Model Interpretation

What is Model Interpretation?

Model interpretation refers to the process of understanding and explaining how a machine learning model makes decisions or predictions. In many machine learning models, especially complex ones like neural networks or ensemble methods, it is often challenging to understand the inner workings. Model interpretation techniques help break down this complexity and make the model’s behavior more transparent, which is critical for trust, debugging, and decision-making.

‍

How Does Model Interpretation Work?

Model interpretation techniques are typically classified into two categories: global interpretation and local interpretation.

‍

1. Global Interpretation:

Definition: Global interpretation methods aim to explain how the model behaves as a whole, focusing on understanding the overall decision-making process and feature importance across all predictions.

Techniques:

Feature Importance: Measures the impact each input feature has on the model's predictions. Models like decision trees and random forests inherently provide feature importance scores.

Partial Dependence Plots (PDPs): Show the relationship between one or more input features and the predicted outcome by visualizing how changing a feature affects the model’s predictions.

SHAP (SHapley Additive exPlanations): Provides a consistent way to attribute contributions of each feature to the final model prediction. SHAP values show the impact of each feature on the prediction, relative to a baseline.

‍

2. Local Interpretation:

Definition: Local interpretation techniques explain how the model makes decisions for specific instances or individual predictions, highlighting which features had the most influence in that particular case.

Techniques:

LIME (Local Interpretable Model-agnostic Explanations): Works by approximating complex models locally with simpler interpretable models (e.g., linear models) to explain individual predictions.
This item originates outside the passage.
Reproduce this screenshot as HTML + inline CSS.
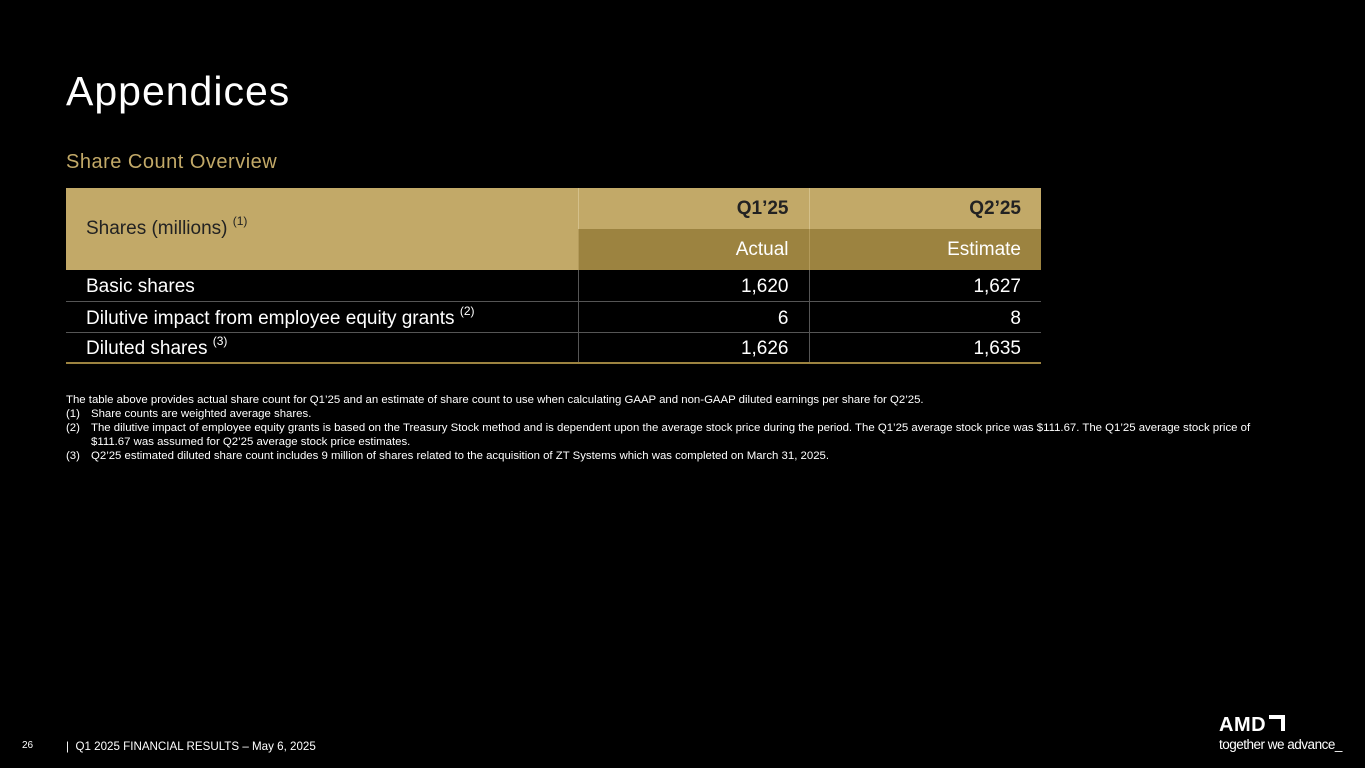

Counterfactual Explanations: Focus on showing what minimal changes in the input data would have led to a different prediction, helping users understand how certain features influenced the result.

‍

Why is Model Interpretation Important?

Trust and Transparency: Interpretable models help build trust with stakeholders, especially in critical domains like healthcare, finance, and autonomous systems, where understanding how the model makes decisions is crucial.

‍

Debugging and Improvement: Interpretation helps data scientists identify weaknesses in the model, such as biases or incorrect feature relationships, and improve the model accordingly.

‍

Regulatory Compliance: In industries with strict regulations (e.g., GDPR, financial regulations), model interpretation is necessary to ensure fairness, accountability, and transparency.

‍

User Understanding: Providing explanations for predictions allows non-technical users, such as business decision-makers or customers, to better understand and trust the model’s output.

‍

Bias Detection: Interpretability can help detect unintended biases in the model’s decision-making process, allowing teams to take corrective actions.

‍

Conclusion

Model interpretation is essential for understanding, debugging, and trusting machine learning models. Techniques like SHAP, LIME, and feature importance make it easier to break down complex models and explain predictions both at a global and local level. As machine learning models become more complex, model interpretation becomes increasingly important for responsible AI development.

‍